Nel primo caso sto raccontando una storia, nel secondo sto facendola vivere mostrando le azioni. Ebbene ora vi mostro una terza possibilità.

  • Vide Cécile e la baciò, poiché tutto lo spingeva verso di lei, le sue labbra, il refolo caldo del suo respiro.

Questo terzo caso dovrebbe rientrare nella narrativa classica perché io, autore, interpreto il pensiero di Etienne e sto al di sopra di loro. Eppure non è allo stesso modo emozionante?

Dichiarazione di intenti – altro punto di rottura tra i due mondi, classico e moderno, la dichiarazione di intenti è quel modo di scrivere una frase in cui è già chiaro cosa sia successo. Esempio: Lo colpì e lo uccise.

Nel fatto che esprimo già il destino della persona colpita, vado a perdere la suspance di sapere se il mio colpo ha fatto danni e di che entità.
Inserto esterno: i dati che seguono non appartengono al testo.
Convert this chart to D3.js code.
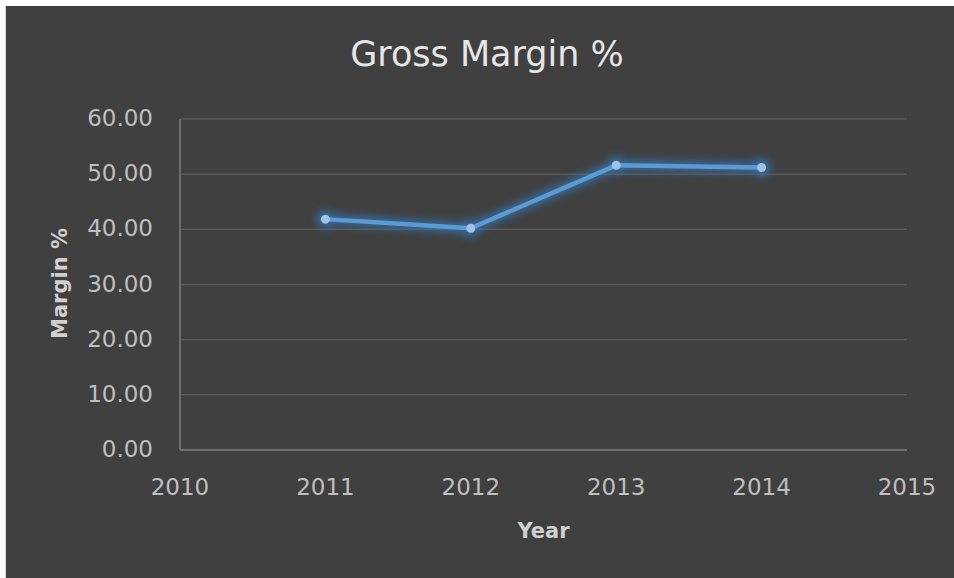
<!DOCTYPE html>
<html>
<head>
<meta charset="utf-8">
<script src="https://cdn.jsdelivr.net/npm/d3@7"></script>
<style>
  html, body { margin: 0; padding: 0; background: #ffffff; }
  svg { display: block; }
</style>
</head>
<body>
<svg id="chart" width="954" height="578"></svg>
<script>
// Gross margin by year
const years = [2011, 2012, 2013, 2014];
const marginPct = [41.85, 40.2, 51.6, 51.2];
const yTicks = [0, 10, 20, 30, 40, 50, 60];
const xTicks = [2010, 2011, 2012, 2013, 2014, 2015];

const W = 954, H = 578;
const plot = { left: 180, right: 907, top: 119, bottom: 450 };
const FONT = "'DejaVu Sans', 'Open Sans', sans-serif";

const svg = d3.select("#chart");

// soft glow around the series line
const defs = svg.append("defs");
const glow = defs.append("filter").attr("id", "glow")
  .attr("x", "-20%").attr("y", "-50%").attr("width", "140%").attr("height", "200%");
glow.append("feGaussianBlur").attr("in", "SourceGraphic").attr("stdDeviation", 4.5);

// card background with thin light frame on the left
svg.append("rect").attr("x", 5).attr("y", 6).attr("width", W - 5).attr("height", H - 6)
  .attr("fill", "#d9d9d9");
svg.append("rect").attr("x", 6).attr("y", 6).attr("width", W - 6).attr("height", H - 6)
  .attr("fill", "#404040");

const x = d3.scaleLinear().domain([2010, 2015]).range([plot.left, plot.right]);
const y = d3.scaleLinear().domain([0, 60]).range([plot.bottom, plot.top]);

// horizontal gridlines
svg.append("g").selectAll("line").data(yTicks.filter(d => d > 0)).join("line")
  .attr("x1", plot.left).attr("x2", plot.right)
  .attr("y1", d => y(d)).attr("y2", d => y(d))
  .attr("stroke", "#595959").attr("stroke-width", 1.5);

// axis lines
svg.append("line").attr("x1", plot.left).attr("x2", plot.left)
  .attr("y1", plot.top).attr("y2", plot.bottom)
  .attr("stroke", "#6e6e6e").attr("stroke-width", 2);
svg.append("line").attr("x1", plot.left).attr("x2", plot.right)
  .attr("y1", plot.bottom).attr("y2", plot.bottom)
  .attr("stroke", "#6e6e6e").attr("stroke-width", 2);

// y tick labels
svg.append("g").selectAll("text").data(yTicks).join("text")
  .attr("x", 153).attr("y", d => y(d) + 7)
  .attr("text-anchor", "end")
  .attr("font-family", FONT).attr("font-size", 23)
  .attr("fill", "#bfbfbf")
  .text(d => d3.format(".2f")(d));

// x tick labels
svg.append("g").selectAll("text").data(xTicks).join("text")
  .attr("x", d => x(d)).attr("y", 495)
  .attr("text-anchor", "middle")
  .attr("font-family", FONT).attr("font-size", 23)
  .attr("fill", "#bfbfbf")
  .text(d => d);

// title
svg.append("text")
  .attr("x", 487).attr("y", 66)
  .attr("text-anchor", "middle")
  .attr("font-family", FONT).attr("font-size", 35)
  .attr("fill", "#e6e6e6")
  .text("Gross Margin %");

// axis titles
svg.append("text")
  .attr("x", (plot.left + plot.right) / 2).attr("y", 538)
  .attr("text-anchor", "middle")
  .attr("font-family", FONT).attr("font-size", 21).attr("font-weight", "bold")
  .attr("fill", "#d0d0d0")
  .text("Year");

svg.append("text")
  .attr("transform", `translate(67, ${(plot.top + plot.bottom) / 2 - 1}) rotate(-90)`)
  .attr("text-anchor", "middle")
  .attr("font-family", FONT).attr("font-size", 21).attr("font-weight", "bold")
  .attr("fill", "#d0d0d0")
  .text("Margin %");

// series
const pts = years.map((yr, i) => [yr, marginPct[i]]);
const line = d3.line().x(d => x(d[0])).y(d => y(d[1]));

const glowG = svg.append("g").attr("filter", "url(#glow)").attr("opacity", 0.8);
glowG.append("path").attr("d", line(pts))
  .attr("fill", "none").attr("stroke", "#3577b8").attr("stroke-width", 10)
  .attr("stroke-linejoin", "round").attr("stroke-linecap", "round");
glowG.selectAll("circle").data(pts).join("circle")
  .attr("cx", d => x(d[0])).attr("cy", d => y(d[1])).attr("r", 9)
  .attr("fill", "#3577b8");

svg.append("path").attr("d", line(pts))
  .attr("fill", "none").attr("stroke", "#5b9bd5").attr("stroke-width", 4.5)
  .attr("stroke-linejoin", "round");

svg.append("g").selectAll("circle").data(pts).join("circle")
  .attr("cx", d => x(d[0])).attr("cy", d => y(d[1])).attr("r", 4.5)
  .attr("fill", "#9dc3e6");
</script>
</body>
</html>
Se scrivessi: Gli sparò in volto, secondo i sostenitori dello SdT non sto raccontando, ma mostrando. Ebbene la differenza è molto sottile e un buono storytelling può prescindere dallo SdT pur senza togliere pathos alla scena, basterebbe condire quel “e lo uccise” con qualcosa di più.

Flash back – letteralmente è una immagine di un evento passato che io vedo “guardandomi indietro”. Nella narrativa è quel paragrafo o capitolo che si inserisce nella cronologia della narrazione recuperando un fatto passato che, in quel momento, deve giungere a spiegare una situazione o prevenirne una del prossimo futuro. Il flash back può essere utile per vari motivi: spezzare un eccesso di tensione, offrire una visione antecedente ai fatti, contestualizzare un comportamento o un evento.

Per gli stessi motivi, però, può anche essere la classica zappa sui piedi, per non dire la classica martellata sulle gonadi: se sono in un momento di grande suspance crescente e tutte le mie emozioni stanno trillando come il centralino del 119, se un autore mi piazza lì il flask back io mi incazzo, è come quando scatta la pubblicità nel bel mezzo della scena madre di un film.

-piccolo inciso- Personalmente ritengo che questa scelta delle tv private di rompere il ritmo di un film, pensato dal regista per avere un primo tempo e un secondo ben divisi, in punti assurdi, abbia contribuito ad anestetizzare le emozioni degli spettatori. Anche le serie tv, per assurdo, hanno dei momenti di pausa studiati per fermarsi in determinati punti con dei cambi di scena equilibrati. Invece sempre più spesso si vede come l’acquisto dello “spazio pubblicitario” venga assoggettato all’orario preciso suggerito dagli analisti di mercato. Se è più produttivo che gli assorbenti o le creme per le emorroidi vengano viste alle 23.55, la tv privata vi romperò a metà la scena della carica dei Rohirrim pur di mettervi davanti le sputazze insanguinate delle stomatiti. E cosa fa la nostra tensione? Cosa fanno le emozioni? Si ammosciano e noi restiamo a vegetare con l’attenzione a mille, davanti a quello spot che avrà ottenuto il suo fine: farsi vedere e ricordare.

Allo stesso modo la visione di un fatto antecedente se è “una tantum” va bene, ma se diventa la costante del romanzo, o viene strutturata con estrema attenzione, legando le parti con delle solide motivazioni, o si rischia che il lettore si perda via tra passato e presente.

In Memorie dal Buio, Amanuet (di cui potete leggere un estratto qui), ci sono molti flash back, perché la narrazione salta dal tempo attuale ai fatti del 1943, ma seguono un filo logico e sono funzionali allo sviluppo del mistero, perché offrono nuove tessere del puzzle e progrediscono come due storie parallele intervallate.

Spiegone – a meno che stiamo scrivendo un saggio, lo spiegone nel 90% delle volte risulterà barboso e tracotante, in quanto vedremo emergere il narratore onnisciente che specifica e spiega ogni dettaglio. Esiste tuttavia un modo per “salvare” anche questo espediente, che praticamente tutti gli editor moderni cancelleranno col lapis rosso correndo a farsi un paio di puff di cortisone per riuscire a respirare di nuovo. Se lo spiegone non è eccessivamente lungo e si intercala come riflessione intima del personaggio alla ribalta in quel momento, potremmo riuscire a inserire tutti quei dati che non ha senso far dire in dialogo, senza cadere nel tranello del “professorone”.